Versatility isn't a bad thing. In fact, you love to see it in your backups, who may have to fill in for your starting tackle one week, and perhaps your starting center the next. But you don't necessarily want your starters to all be "jacks-of-all-trades"...you'd like to have them be the solid guy at their position. Like Chad Clifton or Mike Wahle.
Like Charles Woodson.
That philosophy of keeping versatile guys over talent has crept into my fears more this training camp, when versatile Jason Spitz was awarded the starting center job over career center Scott Wells (who had as solid a training camp as anyone). It was no secret that the Packers were shopping Wells around and likely had Spitz penciled in before the season started.
The final cutdown dates also concerned me, as players we would expect to contribute on offense or defense were released in favor of players who had an aptitude for special teams. The release of a player like Anthony Smith in favor of special teams gunner Derrick Martin was one example of preferring a versatile player over a guy who would likely contribute more on defense. While keeping Quinn Johnson as a project player isn't a bad idea, also keeping two special teams ace players like John Kuhn and Korey Hall seemed like a luxury, when you might have been able to keep another running back, or afford to keep a third quarterback.
But the one prime example was keeping Brett Swain over Ruvell Martin. Swain proved his versatility in training camp by playing special teams, and even lining up as a defensive back when injuries mounted. And there's nothing wrong with that...he's the fifth wide receiver and you expect that from a backup. But, Martin was also our emergency quarterback, and in keeping three fullbacks over three quarterbacks, the Packers are placing themselves at risk for having a TJ Rubely situation, without even having a TJ Rubely to go to.
Compounding that problem is that our emergency quarterback was Ruvell Martin. So the Packers went from having three and a half quarterbacks to just two.
So, which "versatile" player will the Packers turn to in that situation? I have no idea, but the fact that Woodson came forward and offered, happily, to take on that role is fantastic. You see, Woodson is the farthest thing from a player who is valued because of his versatility. He doesn't need to be versatile, because he is, simply put, the best at his position. He's a Heisman talent, an All-Pro player who is the definition of "cornerback".
He doesn't need to move. He's the one other players are supposed to move around.
But this All-Pro has offered twice to help out in other positions, last year at safety. The idea that Woodson is taking some time during practice to take snaps and getting his timing down in a "Wildcat" formation is fantastic.
So, the question must be asked....if we occasionally shed talent for versatility, what does it mean when your most talented player shows that he can be the best in the NFL at his position, and still be able (and willing) to be versatile?
Probably a bad example, but the Packers had a shot at Steve Hutchinson back in 2006. Now, as overpriced as he was, the fact is that he would have cemented one guard position...period.
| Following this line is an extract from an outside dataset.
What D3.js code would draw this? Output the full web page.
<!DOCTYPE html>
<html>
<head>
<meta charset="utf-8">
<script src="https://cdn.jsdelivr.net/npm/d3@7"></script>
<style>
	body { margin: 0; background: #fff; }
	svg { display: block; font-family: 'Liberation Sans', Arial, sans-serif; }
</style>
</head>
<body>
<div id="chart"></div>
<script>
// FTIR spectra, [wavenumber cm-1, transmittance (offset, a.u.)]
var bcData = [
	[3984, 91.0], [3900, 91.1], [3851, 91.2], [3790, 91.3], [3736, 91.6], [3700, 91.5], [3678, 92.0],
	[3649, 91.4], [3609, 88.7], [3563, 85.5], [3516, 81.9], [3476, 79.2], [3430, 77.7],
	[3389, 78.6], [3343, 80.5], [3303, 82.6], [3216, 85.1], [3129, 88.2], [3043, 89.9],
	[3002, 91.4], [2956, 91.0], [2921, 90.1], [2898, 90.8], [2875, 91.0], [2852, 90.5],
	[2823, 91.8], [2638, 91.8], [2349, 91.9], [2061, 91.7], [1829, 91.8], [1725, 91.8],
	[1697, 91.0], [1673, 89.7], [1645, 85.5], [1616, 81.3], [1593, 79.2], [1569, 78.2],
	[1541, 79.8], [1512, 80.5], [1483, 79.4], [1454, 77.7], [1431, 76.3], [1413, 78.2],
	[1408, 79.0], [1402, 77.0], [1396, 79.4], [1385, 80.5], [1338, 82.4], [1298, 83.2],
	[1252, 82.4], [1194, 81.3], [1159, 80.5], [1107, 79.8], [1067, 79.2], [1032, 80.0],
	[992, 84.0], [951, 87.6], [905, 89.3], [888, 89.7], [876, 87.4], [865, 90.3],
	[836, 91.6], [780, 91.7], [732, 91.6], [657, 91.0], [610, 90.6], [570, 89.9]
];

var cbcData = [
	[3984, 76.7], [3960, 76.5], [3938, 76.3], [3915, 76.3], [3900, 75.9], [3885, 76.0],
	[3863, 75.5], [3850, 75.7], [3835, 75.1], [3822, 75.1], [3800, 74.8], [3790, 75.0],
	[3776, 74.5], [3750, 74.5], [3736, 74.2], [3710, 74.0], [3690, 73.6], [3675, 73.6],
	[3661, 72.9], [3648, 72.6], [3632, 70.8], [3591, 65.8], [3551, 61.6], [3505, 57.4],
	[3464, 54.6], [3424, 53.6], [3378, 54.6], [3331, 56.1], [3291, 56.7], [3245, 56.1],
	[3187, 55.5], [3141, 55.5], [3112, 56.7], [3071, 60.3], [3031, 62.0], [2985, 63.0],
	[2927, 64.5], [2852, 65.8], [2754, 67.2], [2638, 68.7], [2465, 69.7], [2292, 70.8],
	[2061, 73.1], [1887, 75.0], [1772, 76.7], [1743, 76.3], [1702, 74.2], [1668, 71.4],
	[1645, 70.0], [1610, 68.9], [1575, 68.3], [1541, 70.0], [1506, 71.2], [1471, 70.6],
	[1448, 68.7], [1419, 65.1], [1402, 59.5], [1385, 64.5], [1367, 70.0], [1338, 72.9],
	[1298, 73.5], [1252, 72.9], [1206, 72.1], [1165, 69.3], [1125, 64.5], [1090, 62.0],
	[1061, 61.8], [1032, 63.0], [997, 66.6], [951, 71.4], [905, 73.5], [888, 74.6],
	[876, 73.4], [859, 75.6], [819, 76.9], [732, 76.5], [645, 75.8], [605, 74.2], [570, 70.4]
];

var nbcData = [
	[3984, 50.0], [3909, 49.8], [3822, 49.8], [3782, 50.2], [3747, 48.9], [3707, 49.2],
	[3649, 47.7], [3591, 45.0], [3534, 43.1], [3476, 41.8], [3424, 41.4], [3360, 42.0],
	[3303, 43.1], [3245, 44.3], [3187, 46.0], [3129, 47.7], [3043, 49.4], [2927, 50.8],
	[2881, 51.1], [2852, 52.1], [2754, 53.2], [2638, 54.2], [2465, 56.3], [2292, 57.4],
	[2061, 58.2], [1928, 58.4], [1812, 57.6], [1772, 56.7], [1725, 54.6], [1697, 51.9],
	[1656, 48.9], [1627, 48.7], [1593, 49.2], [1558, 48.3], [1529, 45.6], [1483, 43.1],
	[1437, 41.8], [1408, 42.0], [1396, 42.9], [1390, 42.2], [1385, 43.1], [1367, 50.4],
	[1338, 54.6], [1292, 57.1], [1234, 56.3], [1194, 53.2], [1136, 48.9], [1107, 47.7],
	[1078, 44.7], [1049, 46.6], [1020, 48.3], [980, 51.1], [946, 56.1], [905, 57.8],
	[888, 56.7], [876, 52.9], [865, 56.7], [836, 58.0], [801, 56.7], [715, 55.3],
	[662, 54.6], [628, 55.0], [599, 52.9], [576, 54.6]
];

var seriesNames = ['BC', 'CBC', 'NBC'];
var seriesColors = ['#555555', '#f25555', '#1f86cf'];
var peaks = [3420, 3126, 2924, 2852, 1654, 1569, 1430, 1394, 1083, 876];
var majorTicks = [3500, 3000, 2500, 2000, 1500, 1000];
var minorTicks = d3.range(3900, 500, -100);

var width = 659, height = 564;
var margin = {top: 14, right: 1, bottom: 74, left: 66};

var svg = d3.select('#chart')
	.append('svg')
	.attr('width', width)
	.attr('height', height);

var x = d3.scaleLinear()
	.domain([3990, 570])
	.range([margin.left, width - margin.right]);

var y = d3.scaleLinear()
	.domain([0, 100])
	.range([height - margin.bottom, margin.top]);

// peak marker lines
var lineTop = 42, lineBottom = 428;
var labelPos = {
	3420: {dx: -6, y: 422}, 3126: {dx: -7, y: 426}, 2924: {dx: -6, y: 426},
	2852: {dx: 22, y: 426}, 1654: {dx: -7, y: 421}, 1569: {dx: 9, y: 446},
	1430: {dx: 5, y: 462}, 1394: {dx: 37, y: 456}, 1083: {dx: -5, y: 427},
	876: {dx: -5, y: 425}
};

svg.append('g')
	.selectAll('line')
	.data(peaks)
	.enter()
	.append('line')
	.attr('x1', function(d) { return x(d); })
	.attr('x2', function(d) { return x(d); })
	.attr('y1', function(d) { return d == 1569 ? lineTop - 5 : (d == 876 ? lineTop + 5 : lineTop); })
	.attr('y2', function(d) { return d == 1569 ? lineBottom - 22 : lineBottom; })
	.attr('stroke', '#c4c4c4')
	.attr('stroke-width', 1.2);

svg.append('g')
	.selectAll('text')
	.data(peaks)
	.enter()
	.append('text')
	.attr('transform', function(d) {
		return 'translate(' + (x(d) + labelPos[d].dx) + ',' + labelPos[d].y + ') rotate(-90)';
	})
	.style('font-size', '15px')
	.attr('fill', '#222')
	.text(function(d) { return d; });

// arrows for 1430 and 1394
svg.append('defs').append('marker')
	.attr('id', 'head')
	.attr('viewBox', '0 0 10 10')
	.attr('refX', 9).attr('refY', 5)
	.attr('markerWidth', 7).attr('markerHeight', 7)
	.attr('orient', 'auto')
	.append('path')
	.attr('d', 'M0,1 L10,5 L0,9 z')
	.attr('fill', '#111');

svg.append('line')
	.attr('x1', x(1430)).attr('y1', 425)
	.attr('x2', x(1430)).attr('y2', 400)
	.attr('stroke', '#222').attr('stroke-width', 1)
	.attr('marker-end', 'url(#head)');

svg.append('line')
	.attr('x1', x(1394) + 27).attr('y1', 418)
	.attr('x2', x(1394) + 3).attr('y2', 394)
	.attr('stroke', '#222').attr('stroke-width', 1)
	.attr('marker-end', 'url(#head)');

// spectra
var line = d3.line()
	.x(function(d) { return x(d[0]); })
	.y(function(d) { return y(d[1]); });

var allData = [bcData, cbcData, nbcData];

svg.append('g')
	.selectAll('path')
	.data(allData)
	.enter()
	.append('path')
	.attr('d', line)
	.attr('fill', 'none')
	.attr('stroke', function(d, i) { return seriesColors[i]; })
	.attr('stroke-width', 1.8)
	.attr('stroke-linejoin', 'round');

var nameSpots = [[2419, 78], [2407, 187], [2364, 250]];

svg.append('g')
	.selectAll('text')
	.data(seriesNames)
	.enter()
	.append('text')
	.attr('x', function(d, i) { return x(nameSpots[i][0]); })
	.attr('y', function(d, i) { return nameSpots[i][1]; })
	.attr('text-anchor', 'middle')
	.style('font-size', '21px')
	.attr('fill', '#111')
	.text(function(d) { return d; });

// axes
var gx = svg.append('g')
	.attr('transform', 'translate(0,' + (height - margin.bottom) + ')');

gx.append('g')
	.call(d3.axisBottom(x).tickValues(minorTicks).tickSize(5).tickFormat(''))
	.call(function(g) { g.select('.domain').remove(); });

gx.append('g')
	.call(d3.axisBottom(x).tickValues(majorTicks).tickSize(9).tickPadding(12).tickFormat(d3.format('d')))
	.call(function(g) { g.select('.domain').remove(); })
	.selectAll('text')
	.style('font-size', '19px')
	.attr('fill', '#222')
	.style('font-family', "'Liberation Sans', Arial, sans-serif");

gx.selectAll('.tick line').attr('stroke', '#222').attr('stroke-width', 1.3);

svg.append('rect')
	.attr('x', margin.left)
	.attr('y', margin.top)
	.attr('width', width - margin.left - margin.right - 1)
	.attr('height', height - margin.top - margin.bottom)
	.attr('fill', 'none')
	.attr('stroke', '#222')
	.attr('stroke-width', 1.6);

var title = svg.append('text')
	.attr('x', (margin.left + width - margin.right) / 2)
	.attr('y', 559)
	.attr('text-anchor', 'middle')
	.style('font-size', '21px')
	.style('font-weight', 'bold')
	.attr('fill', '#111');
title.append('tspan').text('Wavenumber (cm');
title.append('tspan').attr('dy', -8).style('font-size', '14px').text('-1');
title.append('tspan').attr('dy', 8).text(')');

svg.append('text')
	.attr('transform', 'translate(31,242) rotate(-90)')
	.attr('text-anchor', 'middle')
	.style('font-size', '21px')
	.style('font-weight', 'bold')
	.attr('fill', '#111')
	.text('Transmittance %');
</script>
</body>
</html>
The Packers wisely chose not to invest the money, and instead invested in three offensive linemen who had versatility.
The point is, however, that Hutchinson would have held one spot solidly, like Woodson, and the Offensive Line Shuffle that happened for the next three years wouldn't have been such an issue.
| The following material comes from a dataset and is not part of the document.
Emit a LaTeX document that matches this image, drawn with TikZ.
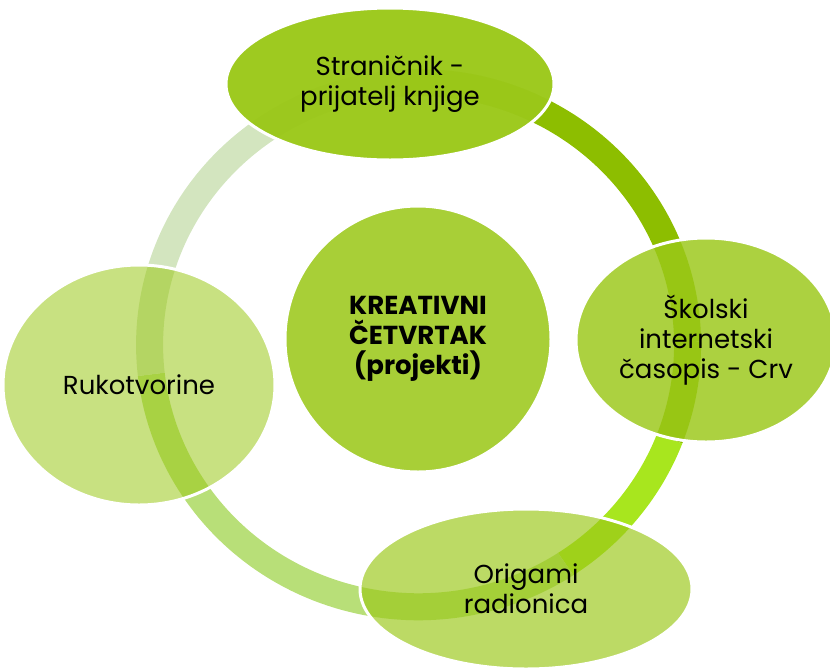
\documentclass[tikz,border=0pt]{standalone}
\usepackage{fontspec}
\setmainfont{Poppins}
\usetikzlibrary{shapes.geometric}
\definecolor{base}{RGB}{155,200,25}
\definecolor{segA}{RGB}{141,190,0}
\definecolor{segB}{RGB}{168,230,30}
\definecolor{segC}{RGB}{184,223,120}
\definecolor{segD}{RGB}{211,229,191}
\begin{document}
\begin{tikzpicture}[x=1pt,y=-1pt,
  band/.style={line width=27pt, line cap=butt},
  blob/.style={ellipse, draw=white, line width=3pt, fill=base, text opacity=1,
    inner sep=0pt, align=center, text=black,
    font=\fontsize{26}{30}\selectfont},
]
\useasboundingbox (0,0) rectangle (830,670);
% ring centre and seam directions
\coordinate (c) at (411,342);
\coordinate (f1) at (389,-182);
\coordinate (f2) at (935,538);
\coordinate (f3) at (719,784);
\coordinate (f4) at (-119,408);
\def\ringpath{plot[domain=0:360, samples=145, smooth cycle, variable=\t]
  ({411+269*cos(\t)*(1+0.03*cos(\t-20))}, {342+262*sin(\t)*(1+0.03*cos(\t-20))})}
\begin{scope}
  \clip (c) -- (f1) -- (1000,-182) -- (f2) -- cycle;
  \draw[band, segA] \ringpath;
\end{scope}
\begin{scope}
  \clip (c) -- (f2) -- (935,784) -- (f3) -- cycle;
  \draw[band, segB] \ringpath;
\end{scope}
\begin{scope}
  \clip (c) -- (f3) -- (-119,784) -- (f4) -- cycle;
  \draw[band, segC] \ringpath;
\end{scope}
\begin{scope}
  \clip (c) -- (f4) -- (-119,-182) -- (f1) -- cycle;
  \draw[band, segD] \ringpath;
\end{scope}
% nodes
\node[blob, fill opacity=0.87, minimum width=266pt, minimum height=266pt]
  (centre) at (418,339) {\bfseries KREATIVNI\\\bfseries ČETVRTAK\\\bfseries (projekti)};
\node[blob, fill opacity=0.97, minimum width=328pt, minimum height=152pt]
  (top) at (390,84) {Straničnik -\\prijatelj knjige};
\node[blob, fill opacity=0.83, minimum width=260pt, minimum height=204pt]
  (right) at (706,340) {Školski\\internetski\\časopis - Crv};
\node[blob, fill opacity=0.67, minimum width=332pt, minimum height=160pt]
  (bottom) at (526,589) {Origami\\radionica};
\node[blob, fill opacity=0.55, minimum width=272pt, minimum height=240pt]
  (left) at (139,385) {Rukotvorine};
\end{tikzpicture}
\end{document}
It's not my goal to make this into a "free agents are better than draft picks" argument. But, after years of watching established talent pass by in order to keep flexibility, it is great to see one of our most talented players show that the two traits are not mutually exclusive.
Let's hope this is a sign of a two-way street: if our most talented, positionally dug-in player can demonstrate such flexibility, let's hope that our versatile players can find a position, dig in, and dominate at it.